WHAT YOU ARE ASKED TO DO » Reproduce the listing below exactly, minus its pictures.

DATASET EXTRACT »
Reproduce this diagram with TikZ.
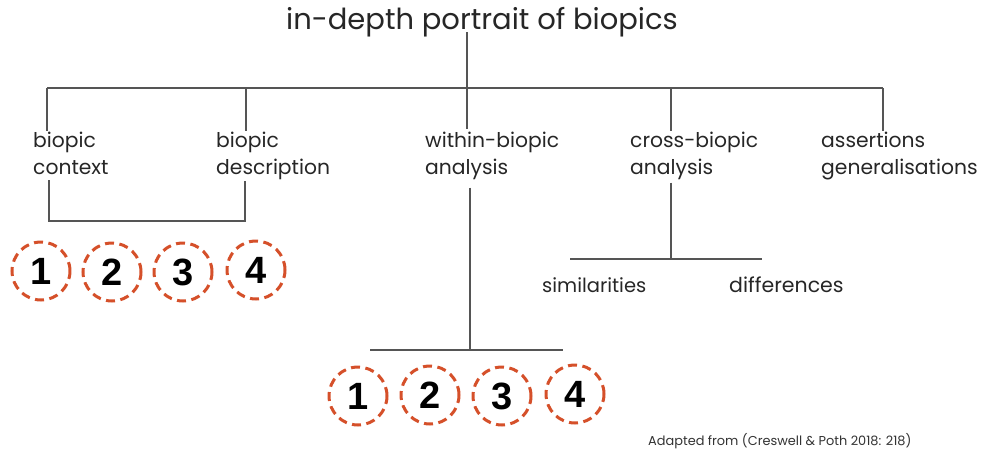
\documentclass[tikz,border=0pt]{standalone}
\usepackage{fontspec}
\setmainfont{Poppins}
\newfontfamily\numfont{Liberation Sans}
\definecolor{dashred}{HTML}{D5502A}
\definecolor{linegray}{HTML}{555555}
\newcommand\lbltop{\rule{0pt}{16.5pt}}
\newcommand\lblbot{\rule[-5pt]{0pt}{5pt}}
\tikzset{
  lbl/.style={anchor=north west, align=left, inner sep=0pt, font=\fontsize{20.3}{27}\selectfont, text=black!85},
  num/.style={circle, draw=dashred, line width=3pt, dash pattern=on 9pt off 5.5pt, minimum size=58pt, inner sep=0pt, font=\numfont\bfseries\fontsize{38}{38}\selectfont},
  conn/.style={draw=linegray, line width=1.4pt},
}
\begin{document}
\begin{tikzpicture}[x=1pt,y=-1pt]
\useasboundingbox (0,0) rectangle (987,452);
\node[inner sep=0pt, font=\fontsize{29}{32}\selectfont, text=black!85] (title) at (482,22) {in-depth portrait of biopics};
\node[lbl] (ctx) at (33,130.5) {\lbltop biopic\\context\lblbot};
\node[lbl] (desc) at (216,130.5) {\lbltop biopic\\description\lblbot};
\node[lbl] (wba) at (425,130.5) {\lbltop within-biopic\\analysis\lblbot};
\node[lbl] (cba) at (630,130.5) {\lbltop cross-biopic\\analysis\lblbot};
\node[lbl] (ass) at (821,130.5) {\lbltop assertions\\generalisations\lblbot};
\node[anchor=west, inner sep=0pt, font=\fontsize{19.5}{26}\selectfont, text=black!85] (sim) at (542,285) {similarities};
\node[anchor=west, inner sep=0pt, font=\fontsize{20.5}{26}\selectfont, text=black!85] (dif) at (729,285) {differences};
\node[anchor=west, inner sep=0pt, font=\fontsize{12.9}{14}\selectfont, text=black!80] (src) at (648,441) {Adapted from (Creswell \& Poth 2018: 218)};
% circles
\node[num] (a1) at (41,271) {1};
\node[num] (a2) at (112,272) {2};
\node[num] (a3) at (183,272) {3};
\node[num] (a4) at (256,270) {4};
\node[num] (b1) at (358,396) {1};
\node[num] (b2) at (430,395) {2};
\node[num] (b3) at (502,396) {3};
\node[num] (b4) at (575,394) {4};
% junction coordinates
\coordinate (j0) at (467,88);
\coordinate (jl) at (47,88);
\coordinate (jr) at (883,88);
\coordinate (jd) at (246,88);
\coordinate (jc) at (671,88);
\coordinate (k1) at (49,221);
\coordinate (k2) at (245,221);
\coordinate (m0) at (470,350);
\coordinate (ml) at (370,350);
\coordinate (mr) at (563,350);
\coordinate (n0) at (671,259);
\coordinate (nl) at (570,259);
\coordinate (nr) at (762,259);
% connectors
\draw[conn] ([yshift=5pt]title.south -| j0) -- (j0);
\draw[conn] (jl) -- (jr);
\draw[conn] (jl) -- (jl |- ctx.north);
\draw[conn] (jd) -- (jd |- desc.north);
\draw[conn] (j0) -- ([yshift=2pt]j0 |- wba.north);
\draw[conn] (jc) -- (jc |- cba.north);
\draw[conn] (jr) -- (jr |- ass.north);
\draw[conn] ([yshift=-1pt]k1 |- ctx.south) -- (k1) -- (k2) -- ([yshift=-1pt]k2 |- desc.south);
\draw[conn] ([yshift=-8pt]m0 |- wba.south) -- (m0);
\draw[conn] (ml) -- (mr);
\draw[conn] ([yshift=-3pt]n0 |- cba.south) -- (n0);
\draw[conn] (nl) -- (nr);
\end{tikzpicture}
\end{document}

COMPLETED TASK »
Reproduce this diagram with TikZ.
\documentclass[tikz,border=0pt]{standalone}
\usepackage{fontspec}
\setmainfont{Poppins}
\newfontfamily\numfont{Liberation Sans}
\definecolor{dashred}{HTML}{D5502A}
\definecolor{linegray}{HTML}{555555}
\newcommand\lbltop{\rule{0pt}{16.5pt}}
\newcommand\lblbot{\rule[-5pt]{0pt}{5pt}}
\tikzset{
  lbl/.style={anchor=north west, align=left, inner sep=0pt, font=\fontsize{20.3}{27}\selectfont, text=black!85},
  num/.style={circle, draw=dashred, line width=3pt, dash pattern=on 9pt off 5.5pt, minimum size=58pt, inner sep=0pt, font=\numfont\bfseries\fontsize{38}{38}\selectfont},
  conn/.style={draw=linegray, line width=1.4pt},
}
\begin{document}
\begin{tikzpicture}[x=1pt,y=-1pt]
\useasboundingbox (0,0) rectangle (987,452);
\node[inner sep=0pt, font=\fontsize{29}{32}\selectfont, text=black!85] (title) at (482,22) {in-depth portrait of biopics};
\node[lbl] (ctx) at (33,130.5) {\lbltop biopic\\context\lblbot};
\node[lbl] (desc) at (216,130.5) {\lbltop biopic\\description\lblbot};
\node[lbl] (wba) at (425,130.5) {\lbltop within-biopic\\analysis\lblbot};
\node[lbl] (cba) at (630,130.5) {\lbltop cross-biopic\\analysis\lblbot};
\node[lbl] (ass) at (821,130.5) {\lbltop assertions\\generalisations\lblbot};
\node[anchor=west, inner sep=0pt, font=\fontsize{19.5}{26}\selectfont, text=black!85] (sim) at (542,285) {similarities};
\node[anchor=west, inner sep=0pt, font=\fontsize{20.5}{26}\selectfont, text=black!85] (dif) at (729,285) {differences};
\node[anchor=west, inner sep=0pt, font=\fontsize{12.9}{14}\selectfont, text=black!80] (src) at (648,441) {Adapted from (Creswell \& Poth 2018: 218)};
% circles
\node[num] (a1) at (41,271) {1};
\node[num] (a2) at (112,272) {2};
\node[num] (a3) at (183,272) {3};
\node[num] (a4) at (256,270) {4};
\node[num] (b1) at (358,396) {1};
\node[num] (b2) at (430,395) {2};
\node[num] (b3) at (502,396) {3};
\node[num] (b4) at (575,394) {4};
% junction coordinates
\coordinate (j0) at (467,88);
\coordinate (jl) at (47,88);
\coordinate (jr) at (883,88);
\coordinate (jd) at (246,88);
\coordinate (jc) at (671,88);
\coordinate (k1) at (49,221);
\coordinate (k2) at (245,221);
\coordinate (m0) at (470,350);
\coordinate (ml) at (370,350);
\coordinate (mr) at (563,350);
\coordinate (n0) at (671,259);
\coordinate (nl) at (570,259);
\coordinate (nr) at (762,259);
% connectors
\draw[conn] ([yshift=5pt]title.south -| j0) -- (j0);
\draw[conn] (jl) -- (jr);
\draw[conn] (jl) -- (jl |- ctx.north);
\draw[conn] (jd) -- (jd |- desc.north);
\draw[conn] (j0) -- ([yshift=2pt]j0 |- wba.north);
\draw[conn] (jc) -- (jc |- cba.north);
\draw[conn] (jr) -- (jr |- ass.north);
\draw[conn] ([yshift=-1pt]k1 |- ctx.south) -- (k1) -- (k2) -- ([yshift=-1pt]k2 |- desc.south);
\draw[conn] ([yshift=-8pt]m0 |- wba.south) -- (m0);
\draw[conn] (ml) -- (mr);
\draw[conn] ([yshift=-3pt]n0 |- cba.south) -- (n0);
\draw[conn] (nl) -- (nr);
\end{tikzpicture}
\end{document}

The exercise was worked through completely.